Ihr solltet uns nicht wie rohe Eier behandeln, das sind wir nicht. Das wollen wir gar nicht sein und auch nicht werden. Wir möchten nur drauf hinweisen, dass es sehr wohl einen Unterschied gibt, wie man uns nennt. Nämlich, ob man sagt: „Die Behinderten“ oder „Menschen mit Behinderungen.“ Wir sind Menschen mit Einschränkungen in welcher Art und Weise auch immer, aber eben nicht unsere Behinderung selbst. Ich weiß nicht, wie es den Menschen ohne Behinderung geht, aber wenn man sie nur auf Grund ihres z.B. etwas fülligen Körperbaus als „Dicke“ reduzieren würde, hätten sie bestimmt was dagegen. Wenn man eine bestimmte Gruppe von Leuten nur auf ihre sexuelle Orientierung begrenzt betiteln würde, ist das auch nicht menschenwürdig.

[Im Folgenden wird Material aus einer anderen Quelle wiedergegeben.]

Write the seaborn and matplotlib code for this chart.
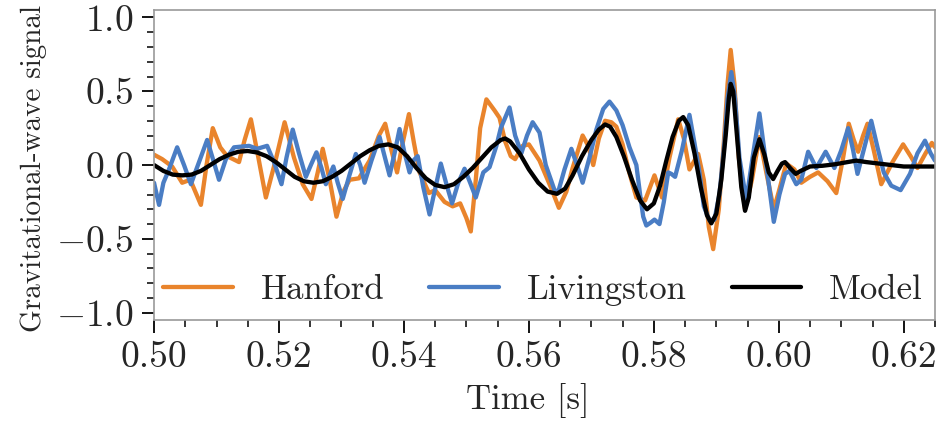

Lange Rede, langer Text – kurzer Sinn. Im Namen der Menschen, die vielleicht nicht unbedingt der Norm dieser Welt entsprechen. Eine Bitte an die Menschen da draußen: Gebt euch ein bisschen Mühe in der sprachlichen Ausdrucksweise mit euren Mitmenschen. Für mich fängt die so genannte Inklusion an, wenn wir erreicht haben, auf gleicher Ebene auf respektvolle Art miteinander umzugehen. Wir wollen nicht „die Behinderten“ genannt werden weil wir nicht die Behinderung selbst sind. Bitte nehmt euch etwas Zeit und fügt zu „die Behinderten“ noch „Menschen“ dazu. Damit seht ihr uns als das, was wir sind. Menschen. Menschen mit Behinderung.